The Pentagon has long had relationships in Africa, often in the form of troops supporting local anti-terrorism efforts. That was the first priority Sall mentioned to Biden. Africa wants to be “an integral part of the … struggle against this blight,” Sall said. “Mr. President, we expect a strong commitment on this vital priority and support from the United States so that the U.N. Security Council places the fight against terrorism in Africa in the framework of the collective security mechanism that is in the U.N. Charter.”
Yet the Defense Department wants to be known for more than boots on the ground, though that’s the image its television commercials push.
In preparation for the summit at press briefings last week, Pentagon officials emphasized the “three D’s” — defense, diplomacy and development — and that leadership of the Pentagon’s Africa Command (ironically based in Germany) includes the State Department and the U.S. Agency for International Development.

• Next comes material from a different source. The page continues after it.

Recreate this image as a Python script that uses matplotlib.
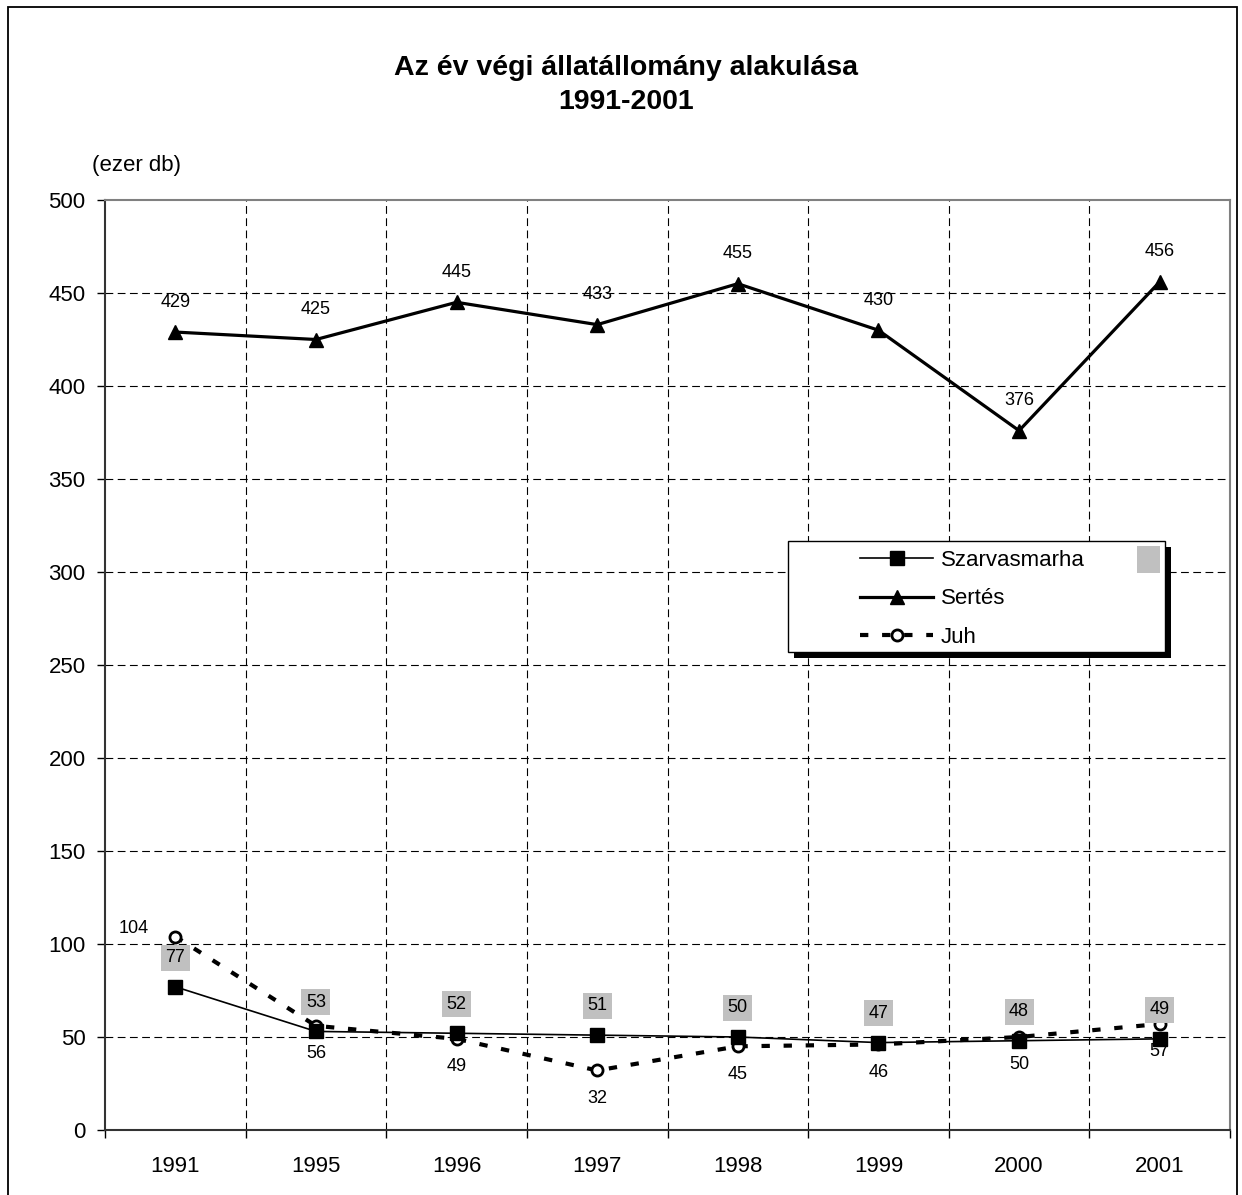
import matplotlib
matplotlib.use("Agg")
import matplotlib.pyplot as plt
from matplotlib.patches import Rectangle
from matplotlib.lines import Line2D

plt.rcParams['font.family'] = ['Liberation Sans', 'DejaVu Sans']

years = ['1991', '1995', '1996', '1997', '1998', '1999', '2000', '2001']
szarvasmarha = [77, 53, 52, 51, 50, 47, 48, 49]
sertes = [429, 425, 445, 433, 455, 430, 376, 456]
juh = [104, 56, 49, 32, 45, 46, 50, 57]
yticks = [0, 50, 100, 150, 200, 250, 300, 350, 400, 450, 500]

W, H = 1242, 1195
fig = plt.figure(figsize=(W / 100, H / 100), dpi=100)

def fx(px):
    return px / W

def fy(py):
    return 1 - py / H

ax = fig.add_axes([fx(105), fy(1130), fx(1230) - fx(105), fy(200) - fy(1130)])
x = list(range(len(years)))

# grid lines
for v in yticks[1:-1]:
    ax.axhline(v, color='black', lw=0.8, ls=(0, (7, 4)), zorder=1)
for b in range(len(years) - 1):
    ax.axvline(b + 0.5, color='black', lw=0.8, ls=(0, (7, 4)), zorder=1)

l1, = ax.plot(x, szarvasmarha, color='black', lw=1.2, marker='s', ms=9.5,
              mfc='black', mec='black', zorder=4)
l2, = ax.plot(x, sertes, color='black', lw=2.3, marker='^', ms=10,
              mfc='black', mec='black', zorder=4)
l3, = ax.plot(x, juh, color='black', lw=3, ls=(0, (2, 3.3)), marker='o', ms=8,
              mfc='white', mec='black', mew=2, zorder=3)

for i, v in enumerate(szarvasmarha):
    ax.annotate(str(v), (i, v), xytext=(0, 21), textcoords='offset points',
                ha='center', va='center', fontsize=13, zorder=6,
                bbox=dict(boxstyle='square,pad=0.25', fc='#C0C0C0', ec='none'))
for i, v in enumerate(sertes):
    ax.annotate(str(v), (i, v), xytext=(0, 21.5), textcoords='offset points',
                ha='center', va='center', fontsize=13, zorder=6)
for i, v in enumerate(juh):
    off = (-30, 6) if i == 0 else (0, -20)
    ax.annotate(str(v), (i, v), xytext=off, textcoords='offset points',
                ha='center', va='center', fontsize=13, zorder=6)

ax.set_xlim(-0.5, len(years) - 0.5)
ax.set_ylim(0, 500)
ax.set_yticks(yticks)
ax.set_xticks(x)
ax.set_xticklabels(years)
ax.set_xticks([b - 0.5 for b in range(len(years) + 1)], minor=True)
ax.tick_params(axis='x', which='major', length=0, pad=19, labelsize=16)
ax.tick_params(axis='x', which='minor', length=6, width=1, direction='out')
ax.tick_params(axis='y', length=6, width=1, direction='out', pad=8, labelsize=16)
for s in ['top', 'right']:
    ax.spines[s].set_color('#808080')
    ax.spines[s].set_linewidth(1.5)
for s in ['left', 'bottom']:
    ax.spines[s].set_color('#333333')
    ax.spines[s].set_linewidth(1.5)

# title and unit
fig.text(fx(626), fy(68), 'Az év végi állatállomány alakulása', ha='center', va='center',
         fontsize=20.5, fontweight='bold')
fig.text(fx(626), fy(102), '1991-2001', ha='center', va='center',
         fontsize=20.5, fontweight='bold')
fig.text(fx(136), fy(165), '(ezer db)', ha='center', va='center', fontsize=16)

# legend box with shadow
fig.patches.append(Rectangle((fx(794), fy(658)), fx(1171) - fx(794), fy(547) - fy(658),
                             transform=fig.transFigure, fc='black', ec='none', zorder=5))
fig.patches.append(Rectangle((fx(788), fy(652)), fx(1165) - fx(788), fy(541) - fy(652),
                             transform=fig.transFigure, fc='white', ec='black', lw=1,
                             zorder=6))
fig.patches.append(Rectangle((fx(1137), fy(573)), fx(1160) - fx(1137), fy(546) - fy(573),
                             transform=fig.transFigure, fc='#C0C0C0', ec='none', zorder=7))
leg = fig.legend([l1, l2, l3], ['Szarvasmarha', 'Sertés', 'Juh'], loc='upper left',
                 bbox_to_anchor=(fx(860), fy(550)), frameon=False, fontsize=16,
                 handlelength=3.3, handletextpad=0.35, labelspacing=0.78, borderpad=0,
                 borderaxespad=0)
leg.set_zorder(8)

# outer border
fig.patches.append(Rectangle((fx(8), fy(1200)), fx(1237) - fx(8), fy(7) - fy(1200),
                             transform=fig.transFigure, fc='none', ec='black', lw=1.3,
                             zorder=10))

fig.savefig('out.png', dpi=100)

“To be clear, the U.S. has always supported the three D’s and has always thought about things in a very symbiotic fashion,” said Chidi Blyden, U.S. deputy assistant secretary of defense for African affairs. “I think the emphasis this time around is going to be that we are going to do this in collaboration, conjunction, coordination with African partners,” advertising three C’s to accompany the three D’s.
When Biden, Harris and other top administration officials visit Africa next year, as Biden promised at the summit, they can put the alliterative policies into practice.
They and others left the summit feeling good, while knowing more action remains.
“In both the policy circles and in conversations with attendees, people are pleasantly surprised by how much went into this and the number of initiatives introduced,” the CGD’s Moore said by email. “If I were the administration, I’d be proud. It looks like a success to me. Whether all of these commitments are met is for another day.”